***** Given information *****

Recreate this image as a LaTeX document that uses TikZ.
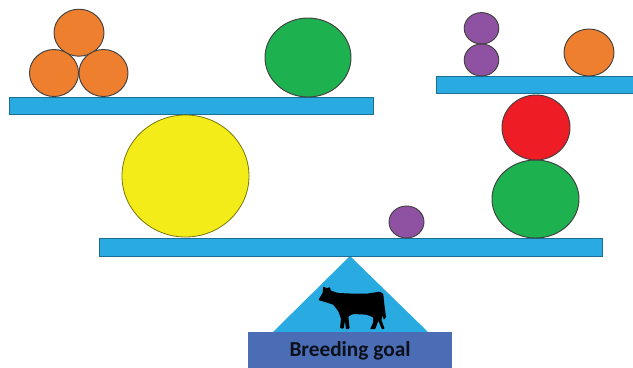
\documentclass[tikz,border=0pt]{standalone}
\usepackage{fontspec}
\setmainfont{Carlito}
\definecolor{barblue}{HTML}{29ABE2}
\definecolor{baseblue}{HTML}{4A6DB5}
\definecolor{orangeb}{HTML}{EE7F2F}
\definecolor{greenb}{HTML}{1EB14F}
\definecolor{yellowb}{HTML}{F3EC19}
\definecolor{purpleb}{HTML}{8F52A3}
\definecolor{redb}{HTML}{EE1C25}
\tikzset{
  ballout/.style={draw=black!75!white,line width=0.7pt},
  barshape/.style={fill=barblue,draw=black!35!barblue,line width=0.5pt},
}
\begin{document}
\begin{tikzpicture}[x=0.75pt,y=-0.75pt]
\useasboundingbox (0,0) rectangle (633,368);
\fill[barblue] (350,256) -- (428,332) -- (273,332) -- cycle;
\fill[baseblue] (248,332) rectangle (452,368);
\draw[barshape] (9,97) rectangle (373,114);
\draw[barshape] (99,238) rectangle (602,256);
\fill[barblue] (436,76) rectangle (633,93);
\draw[black!35!barblue,line width=0.5pt] (633,76) -- (436,76) -- (436,93) -- (633,93);
\draw[ballout,fill=orangeb] (79,32.7) ellipse [x radius=25,y radius=23.5];
\draw[ballout,fill=orangeb] (54,73) ellipse [x radius=24.5,y radius=23.5];
\draw[ballout,fill=orangeb] (103.5,73) ellipse [x radius=24.5,y radius=23.5];
\draw[ballout,fill=greenb] (308,57.5) ellipse [x radius=43,y radius=39.5];
\draw[draw=black!50!yellowb,line width=0.6pt,fill=yellowb] (185.5,176) ellipse [x radius=63.5,y radius=61];
\draw[ballout,fill=purpleb] (406.5,222) ellipse [x radius=17.5,y radius=16];
\draw[ballout,fill=greenb] (535.5,199) ellipse [x radius=43.5,y radius=39];
\draw[ballout,fill=redb] (536,127.5) ellipse [x radius=34,y radius=32.5];
\draw[ballout,fill=purpleb] (481.5,28.3) ellipse [x radius=17.3,y radius=15.7];
\draw[ballout,fill=purpleb] (481.5,60) ellipse [x radius=17.3,y radius=16];
\draw[ballout,fill=orangeb] (589,52.5) ellipse [x radius=25,y radius=23.5];
\begin{scope}[shift={(310,278)},x=0.25pt,y=-0.25pt]
\fill[black,rounded corners=0.6pt] (25,66) -- (38,45) -- (40,25) -- (50,31) -- (60,27) -- (62,38) -- (85,45) -- (130,47) -- (170,47) -- (210,41) -- (220,48) -- (222,70) -- (228,118) -- (221,126) -- (219,112) -- (214,125) -- (224,153) -- (216,154) -- (205,128) -- (196,153) -- (180,153) -- (189,135) -- (190,118) -- (170,110) -- (130,108) -- (115,115) -- (119,152) -- (108,154) -- (105,128) -- (101,152) -- (90,151) -- (93,122) -- (85,100) -- (70,80) -- (45,72) -- cycle;
\end{scope}
\node (goal) at (350,350.5) {\fontsize{16pt}{18pt}\selectfont\bfseries\color{black!85!baseblue}Breeding goal};
\end{tikzpicture}
\end{document}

*****

**Instructions to follow:**
Write out every line above exactly as it is, leaving out the pictures.

**Complete output:**
Recreate this image as a LaTeX document that uses TikZ.
\documentclass[tikz,border=0pt]{standalone}
\usepackage{fontspec}
\setmainfont{Carlito}
\definecolor{barblue}{HTML}{29ABE2}
\definecolor{baseblue}{HTML}{4A6DB5}
\definecolor{orangeb}{HTML}{EE7F2F}
\definecolor{greenb}{HTML}{1EB14F}
\definecolor{yellowb}{HTML}{F3EC19}
\definecolor{purpleb}{HTML}{8F52A3}
\definecolor{redb}{HTML}{EE1C25}
\tikzset{
  ballout/.style={draw=black!75!white,line width=0.7pt},
  barshape/.style={fill=barblue,draw=black!35!barblue,line width=0.5pt},
}
\begin{document}
\begin{tikzpicture}[x=0.75pt,y=-0.75pt]
\useasboundingbox (0,0) rectangle (633,368);
\fill[barblue] (350,256) -- (428,332) -- (273,332) -- cycle;
\fill[baseblue] (248,332) rectangle (452,368);
\draw[barshape] (9,97) rectangle (373,114);
\draw[barshape] (99,238) rectangle (602,256);
\fill[barblue] (436,76) rectangle (633,93);
\draw[black!35!barblue,line width=0.5pt] (633,76) -- (436,76) -- (436,93) -- (633,93);
\draw[ballout,fill=orangeb] (79,32.7) ellipse [x radius=25,y radius=23.5];
\draw[ballout,fill=orangeb] (54,73) ellipse [x radius=24.5,y radius=23.5];
\draw[ballout,fill=orangeb] (103.5,73) ellipse [x radius=24.5,y radius=23.5];
\draw[ballout,fill=greenb] (308,57.5) ellipse [x radius=43,y radius=39.5];
\draw[draw=black!50!yellowb,line width=0.6pt,fill=yellowb] (185.5,176) ellipse [x radius=63.5,y radius=61];
\draw[ballout,fill=purpleb] (406.5,222) ellipse [x radius=17.5,y radius=16];
\draw[ballout,fill=greenb] (535.5,199) ellipse [x radius=43.5,y radius=39];
\draw[ballout,fill=redb] (536,127.5) ellipse [x radius=34,y radius=32.5];
\draw[ballout,fill=purpleb] (481.5,28.3) ellipse [x radius=17.3,y radius=15.7];
\draw[ballout,fill=purpleb] (481.5,60) ellipse [x radius=17.3,y radius=16];
\draw[ballout,fill=orangeb] (589,52.5) ellipse [x radius=25,y radius=23.5];
\begin{scope}[shift={(310,278)},x=0.25pt,y=-0.25pt]
\fill[black,rounded corners=0.6pt] (25,66) -- (38,45) -- (40,25) -- (50,31) -- (60,27) -- (62,38) -- (85,45) -- (130,47) -- (170,47) -- (210,41) -- (220,48) -- (222,70) -- (228,118) -- (221,126) -- (219,112) -- (214,125) -- (224,153) -- (216,154) -- (205,128) -- (196,153) -- (180,153) -- (189,135) -- (190,118) -- (170,110) -- (130,108) -- (115,115) -- (119,152) -- (108,154) -- (105,128) -- (101,152) -- (90,151) -- (93,122) -- (85,100) -- (70,80) -- (45,72) -- cycle;
\end{scope}
\node (goal) at (350,350.5) {\fontsize{16pt}{18pt}\selectfont\bfseries\color{black!85!baseblue}Breeding goal};
\end{tikzpicture}
\end{document}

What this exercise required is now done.